**SET EXERCISE:**
Retype each line exactly. Skip images.

**PROVIDED DATA:**
>> START

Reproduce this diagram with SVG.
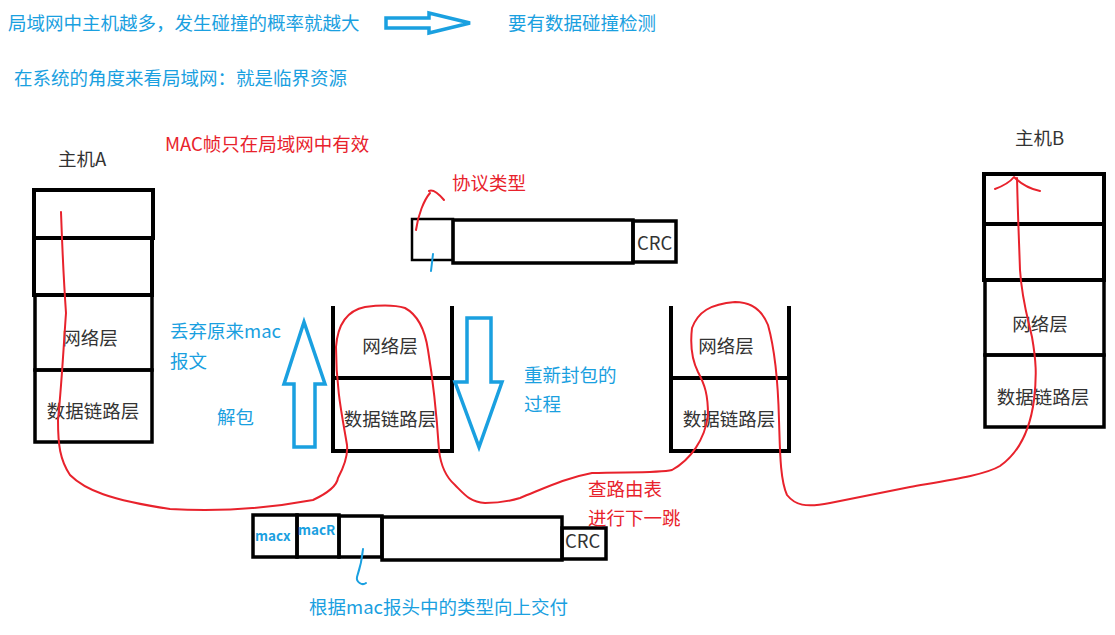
<svg xmlns="http://www.w3.org/2000/svg" width="1115" height="635" viewBox="0 0 1115 635">
  <style>
    text { font-family: "Microsoft YaHei", "Noto Sans CJK SC", "Noto Sans", sans-serif; font-size: 18.5px; }
    .blue { fill: #1aa0e0; }
    .red { fill: #e8222c; }
    .dark { fill: #333333; }
    .mid { text-anchor: middle; }
    .box { fill: none; stroke: #000; stroke-width: 4; }
    .boxthin { fill: none; stroke: #000; stroke-width: 3.5; }
    .hollow { fill: none; stroke: #1aa0e0; stroke-width: 3.5; stroke-linejoin: miter; }
    .path { fill: none; stroke: #e8222c; stroke-width: 2; stroke-linecap: round; stroke-linejoin: round; }
    .tick { fill: none; stroke: #1aa0e0; stroke-width: 2; stroke-linecap: round; }
    .small { font-size: 13.5px; font-weight: 600; }
  </style>

  <!-- notes at the top -->
  <g id="notes">
    <text class="blue" x="8" y="30">局域网中主机越多，发生碰撞的概率就越大</text>
    <text class="blue" x="508" y="30">要有数据碰撞检测</text>
    <text class="blue" x="14" y="85">在系统的角度来看局域网：就是临界资源</text>
    <text class="red" x="165" y="151" font-size="19.5">MAC帧只在局域网中有效</text>
    <polygon class="hollow" points="386,18 429,18 429,13 470,23 429,33 429,28 386,28" stroke-width="3"/>
  </g>

  <!-- host A stack -->
  <g id="hostA">
    <text class="dark" x="58" y="166" font-size="17.5">主机A</text>
    <rect class="box" x="34" y="190" width="119" height="48" stroke-width="5"/>
    <rect class="box" x="34" y="238" width="118" height="57" stroke-width="5"/>
    <rect class="boxthin" x="35" y="295" width="117" height="75"/>
    <rect class="boxthin" x="35" y="370" width="117" height="72"/>
    <text class="dark mid" x="90" y="345">网络层</text>
    <text class="dark mid" x="93" y="418">数据链路层</text>
  </g>

  <!-- router 1 -->
  <g id="router1">
    <polyline class="box" points="333,306 333,451 452,451 452,306"/>
    <line class="box" x1="333" y1="378" x2="452" y2="378"/>
    <text class="dark mid" x="390" y="353">网络层</text>
    <text class="dark mid" x="390" y="426">数据链路层</text>
  </g>

  <!-- router 2 -->
  <g id="router2">
    <polyline class="box" points="671,306 671,451 789,451 789,306"/>
    <line class="box" x1="671" y1="378" x2="789" y2="378"/>
    <text class="dark mid" x="726" y="353">网络层</text>
    <text class="dark mid" x="729" y="426">数据链路层</text>
  </g>

  <!-- host B stack -->
  <g id="hostB">
    <text class="dark" x="1015" y="145" font-size="17.5">主机B</text>
    <rect class="box" x="984" y="174" width="120" height="50" stroke-width="5"/>
    <rect class="box" x="984" y="224" width="120" height="56" stroke-width="4"/>
    <rect class="boxthin" x="985" y="280" width="119" height="75"/>
    <rect class="boxthin" x="985" y="355" width="119" height="72"/>
    <text class="dark mid" x="1040" y="331">网络层</text>
    <text class="dark mid" x="1043" y="404">数据链路层</text>
  </g>

  <!-- unpack / repack arrows and notes -->
  <g id="unpack">
    <polygon class="hollow" points="304,322 325,384 315,384 315,447 294,447 294,384 284,384"/>
    <text class="blue" x="170" y="338">丢弃原来mac</text>
    <text class="blue" x="170" y="368">报文</text>
    <text class="blue" x="217" y="424">解包</text>
  </g>
  <g id="repack">
    <polygon class="hollow" points="467,318 491,318 491,382 502,382 479,447 455,382 467,382"/>
    <text class="blue" x="524" y="382">重新封包的</text>
    <text class="blue" x="524" y="411">过程</text>
  </g>

  <!-- frame after decapsulation -->
  <g id="frameTop">
    <rect x="412" y="219" width="41" height="41" fill="none" stroke="#000" stroke-width="2.5"/>
    <rect class="boxthin" x="453" y="220" width="180" height="43"/>
    <rect class="boxthin" x="633" y="221" width="43" height="41"/>
    <text class="dark" x="637" y="250">CRC</text>
    <text class="red" x="452" y="190">协议类型</text>
    <path class="path" d="M416,230 C418,215 424,200 430,193"/>
    <path class="path" d="M429,191 C433,189 438,193 444,200"/>
    <path class="tick" d="M433,254 L431,271"/>
  </g>

  <!-- frame on the wire -->
  <g id="frameBottom">
    <rect class="boxthin" x="253" y="515" width="44" height="42"/>
    <rect class="boxthin" x="297" y="515" width="42" height="42"/>
    <rect class="boxthin" x="339" y="516" width="43" height="41"/>
    <rect class="boxthin" x="382" y="517" width="180" height="43"/>
    <rect class="boxthin" x="562" y="528" width="44" height="31"/>
    <text class="blue small" x="255" y="541">macx</text>
    <text class="blue small" x="298" y="535">macR</text>
    <text class="dark" x="565" y="548">CRC</text>
    <path class="tick" d="M363,549 C362,560 360,568 357,577 C356,582 362,586 366,583"/>
    <text class="blue" x="309" y="614">根据mac报头中的类型向上交付</text>
    <text class="red" x="588" y="496">查路由表</text>
    <text class="red" x="588" y="525">进行下一跳</text>
  </g>

  <!-- red route through the stacks -->
  <g id="connectors">
    <path class="path" d="M61,212 C62,240 63,270 66,313 C64,340 62,380 58,420 C58,445 60,460 70,475 C85,490 110,500 170,509 C220,512 270,508 313,500 C330,492 337,485 338,478 C345,465 348,455 347,445 C343,420 336,390 336,347 C338,320 350,310 365,307 C380,305 395,305 405,308 C418,315 425,330 428,350 C433,380 437,420 439,450 C441,468 447,478 455,485 C465,495 470,502 485,503 C500,503 510,501 520,498 C545,488 565,478 592,473 C630,472 660,473 672,470 C690,460 705,440 708,415 C708,395 705,385 698,372 C692,360 690,345 692,328 C698,312 710,304 735,302 C752,302 762,310 768,325 C775,350 778,380 779,420 C780,450 780,480 787,495 C795,505 805,508 830,503 C860,497 880,493 910,487 C950,480 985,475 1000,466 C1020,452 1030,430 1034,400 C1037,375 1036,360 1032,337 C1027,315 1022,300 1020,270 C1019,240 1018,220 1017,178"/>
    <path class="path" d="M995,189 C1003,186 1010,182 1014,177 C1020,183 1030,189 1040,191"/>
  </g>
</svg>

>> END

**OUTPUT:**
Reproduce this diagram with SVG.
<svg xmlns="http://www.w3.org/2000/svg" width="1115" height="635" viewBox="0 0 1115 635">
  <style>
    text { font-family: "Microsoft YaHei", "Noto Sans CJK SC", "Noto Sans", sans-serif; font-size: 18.5px; }
    .blue { fill: #1aa0e0; }
    .red { fill: #e8222c; }
    .dark { fill: #333333; }
    .mid { text-anchor: middle; }
    .box { fill: none; stroke: #000; stroke-width: 4; }
    .boxthin { fill: none; stroke: #000; stroke-width: 3.5; }
    .hollow { fill: none; stroke: #1aa0e0; stroke-width: 3.5; stroke-linejoin: miter; }
    .path { fill: none; stroke: #e8222c; stroke-width: 2; stroke-linecap: round; stroke-linejoin: round; }
    .tick { fill: none; stroke: #1aa0e0; stroke-width: 2; stroke-linecap: round; }
    .small { font-size: 13.5px; font-weight: 600; }
  </style>

  <!-- notes at the top -->
  <g id="notes">
    <text class="blue" x="8" y="30">局域网中主机越多，发生碰撞的概率就越大</text>
    <text class="blue" x="508" y="30">要有数据碰撞检测</text>
    <text class="blue" x="14" y="85">在系统的角度来看局域网：就是临界资源</text>
    <text class="red" x="165" y="151" font-size="19.5">MAC帧只在局域网中有效</text>
    <polygon class="hollow" points="386,18 429,18 429,13 470,23 429,33 429,28 386,28" stroke-width="3"/>
  </g>

  <!-- host A stack -->
  <g id="hostA">
    <text class="dark" x="58" y="166" font-size="17.5">主机A</text>
    <rect class="box" x="34" y="190" width="119" height="48" stroke-width="5"/>
    <rect class="box" x="34" y="238" width="118" height="57" stroke-width="5"/>
    <rect class="boxthin" x="35" y="295" width="117" height="75"/>
    <rect class="boxthin" x="35" y="370" width="117" height="72"/>
    <text class="dark mid" x="90" y="345">网络层</text>
    <text class="dark mid" x="93" y="418">数据链路层</text>
  </g>

  <!-- router 1 -->
  <g id="router1">
    <polyline class="box" points="333,306 333,451 452,451 452,306"/>
    <line class="box" x1="333" y1="378" x2="452" y2="378"/>
    <text class="dark mid" x="390" y="353">网络层</text>
    <text class="dark mid" x="390" y="426">数据链路层</text>
  </g>

  <!-- router 2 -->
  <g id="router2">
    <polyline class="box" points="671,306 671,451 789,451 789,306"/>
    <line class="box" x1="671" y1="378" x2="789" y2="378"/>
    <text class="dark mid" x="726" y="353">网络层</text>
    <text class="dark mid" x="729" y="426">数据链路层</text>
  </g>

  <!-- host B stack -->
  <g id="hostB">
    <text class="dark" x="1015" y="145" font-size="17.5">主机B</text>
    <rect class="box" x="984" y="174" width="120" height="50" stroke-width="5"/>
    <rect class="box" x="984" y="224" width="120" height="56" stroke-width="4"/>
    <rect class="boxthin" x="985" y="280" width="119" height="75"/>
    <rect class="boxthin" x="985" y="355" width="119" height="72"/>
    <text class="dark mid" x="1040" y="331">网络层</text>
    <text class="dark mid" x="1043" y="404">数据链路层</text>
  </g>

  <!-- unpack / repack arrows and notes -->
  <g id="unpack">
    <polygon class="hollow" points="304,322 325,384 315,384 315,447 294,447 294,384 284,384"/>
    <text class="blue" x="170" y="338">丢弃原来mac</text>
    <text class="blue" x="170" y="368">报文</text>
    <text class="blue" x="217" y="424">解包</text>
  </g>
  <g id="repack">
    <polygon class="hollow" points="467,318 491,318 491,382 502,382 479,447 455,382 467,382"/>
    <text class="blue" x="524" y="382">重新封包的</text>
    <text class="blue" x="524" y="411">过程</text>
  </g>

  <!-- frame after decapsulation -->
  <g id="frameTop">
    <rect x="412" y="219" width="41" height="41" fill="none" stroke="#000" stroke-width="2.5"/>
    <rect class="boxthin" x="453" y="220" width="180" height="43"/>
    <rect class="boxthin" x="633" y="221" width="43" height="41"/>
    <text class="dark" x="637" y="250">CRC</text>
    <text class="red" x="452" y="190">协议类型</text>
    <path class="path" d="M416,230 C418,215 424,200 430,193"/>
    <path class="path" d="M429,191 C433,189 438,193 444,200"/>
    <path class="tick" d="M433,254 L431,271"/>
  </g>

  <!-- frame on the wire -->
  <g id="frameBottom">
    <rect class="boxthin" x="253" y="515" width="44" height="42"/>
    <rect class="boxthin" x="297" y="515" width="42" height="42"/>
    <rect class="boxthin" x="339" y="516" width="43" height="41"/>
    <rect class="boxthin" x="382" y="517" width="180" height="43"/>
    <rect class="boxthin" x="562" y="528" width="44" height="31"/>
    <text class="blue small" x="255" y="541">macx</text>
    <text class="blue small" x="298" y="535">macR</text>
    <text class="dark" x="565" y="548">CRC</text>
    <path class="tick" d="M363,549 C362,560 360,568 357,577 C356,582 362,586 366,583"/>
    <text class="blue" x="309" y="614">根据mac报头中的类型向上交付</text>
    <text class="red" x="588" y="496">查路由表</text>
    <text class="red" x="588" y="525">进行下一跳</text>
  </g>

  <!-- red route through the stacks -->
  <g id="connectors">
    <path class="path" d="M61,212 C62,240 63,270 66,313 C64,340 62,380 58,420 C58,445 60,460 70,475 C85,490 110,500 170,509 C220,512 270,508 313,500 C330,492 337,485 338,478 C345,465 348,455 347,445 C343,420 336,390 336,347 C338,320 350,310 365,307 C380,305 395,305 405,308 C418,315 425,330 428,350 C433,380 437,420 439,450 C441,468 447,478 455,485 C465,495 470,502 485,503 C500,503 510,501 520,498 C545,488 565,478 592,473 C630,472 660,473 672,470 C690,460 705,440 708,415 C708,395 705,385 698,372 C692,360 690,345 692,328 C698,312 710,304 735,302 C752,302 762,310 768,325 C775,350 778,380 779,420 C780,450 780,480 787,495 C795,505 805,508 830,503 C860,497 880,493 910,487 C950,480 985,475 1000,466 C1020,452 1030,430 1034,400 C1037,375 1036,360 1032,337 C1027,315 1022,300 1020,270 C1019,240 1018,220 1017,178"/>
    <path class="path" d="M995,189 C1003,186 1010,182 1014,177 C1020,183 1030,189 1040,191"/>
  </g>
</svg>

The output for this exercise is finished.